• _Written instruction_
Begin with the first line and repeat exactly through the line containing "open_price = 359.52"; leave every image out.

>> start

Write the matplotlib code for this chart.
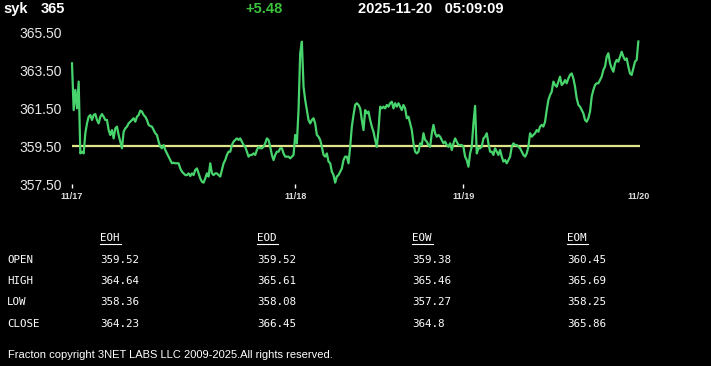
import numpy as np
import matplotlib
matplotlib.use("Agg")
import matplotlib.pyplot as plt
from matplotlib.lines import Line2D

# ---- data -------------------------------------------------------------------
symbol = "syk"
last_price = "365"
change = "+5.48"
stamp = "2025-11-20   05:09:09"
open_price = 359.52

prices = [
    363.85, 361.39, 362.45, 361.48, 362.89, 359.11, 359.20, 359.11, 360.17, 360.69,
    361.04, 361.13, 360.87, 361.13, 361.18, 360.87, 360.69, 361.04, 361.18, 361.04,
    360.87, 360.87, 360.34, 360.08, 360.34, 359.90, 360.43, 360.52, 360.08, 359.73,
    359.38, 360.25, 360.43, 360.52, 360.69, 360.78, 360.87, 360.96, 360.78, 361.04,
    361.13, 361.36, 361.31, 361.13, 361.04, 360.87, 360.61, 360.55, 360.52, 360.34,
    360.17, 360.08, 359.73, 359.46, 359.38, 359.55, 359.29, 359.11, 358.94, 358.76,
    358.59, 358.62, 358.59, 358.59, 358.59, 358.32, 358.15, 358.06, 357.97, 357.97,
    358.06, 357.92, 358.06, 357.97, 358.24, 358.32, 358.06, 357.80, 357.62, 357.57,
    357.80, 358.06, 357.89, 358.59, 358.06, 357.97, 358.06, 358.06, 357.97, 357.89,
    358.24, 358.59, 358.76, 359.03, 359.20, 359.20, 359.55, 359.73, 359.82, 359.90,
    359.82, 359.90, 359.73, 359.55, 359.46, 359.20, 358.94, 359.03, 359.03, 359.11,
    359.03, 359.29, 359.46, 359.38, 359.38, 359.46, 359.64, 359.90, 359.82, 359.46,
    359.03, 358.76, 359.03, 359.20, 359.20, 359.38, 359.38, 359.11, 358.94, 358.94,
    358.94, 358.85, 358.94, 359.03, 360.08, 359.64, 361.39, 364.38, 364.99, 362.62,
    361.92, 361.39, 360.87, 360.69, 360.87, 360.96, 360.69, 360.08, 359.99, 359.82,
    359.46, 359.03, 358.94, 359.11, 358.68, 358.59, 358.15, 357.97, 357.57, 357.89,
    357.97, 358.15, 358.32, 358.76, 358.94, 358.94, 358.59, 359.46, 360.52, 361.13,
    361.66, 361.75, 361.66, 361.48,
    360.87, 360.34, 361.39, 361.22, 361.31, 360.87, 360.52, 360.25, 359.82, 359.46,
    360.34, 361.57, 361.48, 361.57, 361.48, 361.66, 361.57, 361.75, 361.83, 361.48,
    361.75, 361.57, 361.75, 361.57, 361.39, 361.66, 361.48, 360.96, 361.04, 360.69,
    360.34, 359.64, 359.20, 359.11, 359.20, 359.64, 359.55, 360.17, 359.82, 359.73,
    359.55, 359.46, 360.17, 360.61, 360.17, 359.99, 360.08, 359.99, 359.82, 359.64,
    359.73, 359.55, 359.46, 359.64, 359.29, 359.64, 359.90, 359.73, 359.55, 359.55,
    359.55, 359.46, 358.94, 358.76, 358.41, 359.11, 359.46, 360.69, 361.61, 359.11,
    359.38, 359.38, 359.46, 359.90, 359.99, 360.17, 359.64, 359.20, 359.20, 359.03,
    359.38, 359.20, 359.03, 359.29, 358.94, 358.68, 358.76, 358.59, 358.76, 358.94,
    359.46, 359.64, 359.55, 359.55, 359.46, 359.38, 359.20, 359.03, 358.94, 359.11,
    359.46, 360.17, 359.99, 360.08, 360.17, 360.34, 360.25, 360.52, 360.61, 360.52,
    360.78, 361.39, 361.92, 362.18, 362.36, 362.89, 362.71, 362.62, 362.89, 363.15,
    362.71, 362.80, 362.97, 362.80, 363.06, 363.24, 363.32, 363.06, 362.62, 362.01,
    361.66, 361.57, 361.39, 361.22, 360.87, 360.78, 360.96, 361.31, 362.10, 362.45,
    362.71, 362.80, 362.80, 362.97, 363.15, 363.50, 363.68, 364.20, 364.38, 363.85,
    363.59, 363.41, 363.85, 364.03, 363.94, 364.20, 364.46, 364.20, 364.03, 364.11,
    363.68, 363.32, 363.24, 363.59, 363.94, 364.03, 365.00,
]

date_pos = [0, 134, 235, 340]
date_labels = ["11/17", "11/18", "11/19", "11/20"]
y_ticks = [357.5, 359.5, 361.5, 363.5, 365.5]

periods = ["EOH", "EOD", "EOW", "EOM"]
rows = ["OPEN", "HIGH", "LOW", "CLOSE"]
table = {
    "EOH": ["359.52", "364.64", "358.36", "364.23"],
    "EOD": ["359.52", "365.61", "358.08", "366.45"],
    "EOW": ["359.38", "365.46", "357.27", "364.8"],
    "EOM": ["360.45", "365.69", "358.25", "365.86"],
}

GREEN = "#48d46c"
YELLOW = "#e2e48c"
W, H = 711, 366

# ---- figure -------------------------------------------------------------------
fig = plt.figure(figsize=(W / 100, H / 100), dpi=100, facecolor="black")
ax = fig.add_axes([72 / W, (H - 184) / H, 568 / W, 152 / H], facecolor="black")

x = np.arange(len(prices))
ax.plot([0, len(prices)], [open_price, open_price], color=YELLOW, lw=1.6, zorder=2)
ax.plot(x, prices, color=GREEN, lw=1.6, zorder=3, clip_on=False)

ax.set_xlim(0, len(prices))
ax.set_ylim(357.5, 365.5)
for s in ax.spines.values():
    s.set_visible(False)

ax.set_yticks(y_ticks)
ax.set_yticklabels([f"{v:.2f}" for v in y_ticks], fontsize=10,
                   family="Liberation Sans", color="#e8e8e8")
ax.tick_params(axis="y", length=0, pad=7.5)
ax.set_xticks(date_pos)
ax.set_xticklabels(date_labels, fontsize=6.5, family="Liberation Sans",
                   color="#dddddd", fontweight="bold")
ax.tick_params(axis="x", length=3, width=1, color="white", pad=3)
ax.xaxis.get_major_ticks()[-1].tick1line.set_visible(False)

# ---- header -------------------------------------------------------------------
hdr = dict(family="Liberation Sans", fontweight="bold", fontsize=10.5, va="center")
fig.text(3 / W, 1 - 9 / H, symbol, color="white", **hdr)
fig.text(41 / W, 1 - 9 / H, last_price, color="white", **hdr)
fig.text(245 / W, 1 - 9 / H, change, color="#3cc23c", **hdr)
fig.text(358 / W, 1 - 9 / H, stamp, color="white", **hdr)

# ---- OHLC table ---------------------------------------------------------------
mono = dict(family="DejaVu Sans Mono", fontsize=7.8, color="white", va="center")
col_x = [100, 257, 412, 567]
row_y = [260, 281, 302, 324]
for cx, p in zip(col_x, periods):
    fig.text(cx / W, 1 - 238 / H, p, **mono)
    fig.add_artist(Line2D([cx / W, (cx + 21) / W], [1 - 244 / H, 1 - 244 / H],
                          color="white", lw=0.8))
    for ry, val in zip(row_y, table[p]):
        fig.text(cx / W, 1 - ry / H, val, **mono)
for ry, r in zip(row_y, rows):
    fig.text(7 / W, 1 - ry / H, r, **mono)

fig.text(8 / W, 1 - 355 / H,
         "Fracton copyright 3NET LABS LLC 2009-2025.All rights reserved.",
         family="Liberation Sans", fontsize=8.0, color="white", va="center")

fig.savefig("out.png", dpi=100, facecolor="black")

>> end

• _Complete output_
Write the matplotlib code for this chart.
import numpy as np
import matplotlib
matplotlib.use("Agg")
import matplotlib.pyplot as plt
from matplotlib.lines import Line2D

# ---- data -------------------------------------------------------------------
symbol = "syk"
last_price = "365"
change = "+5.48"
stamp = "2025-11-20   05:09:09"
open_price = 359.52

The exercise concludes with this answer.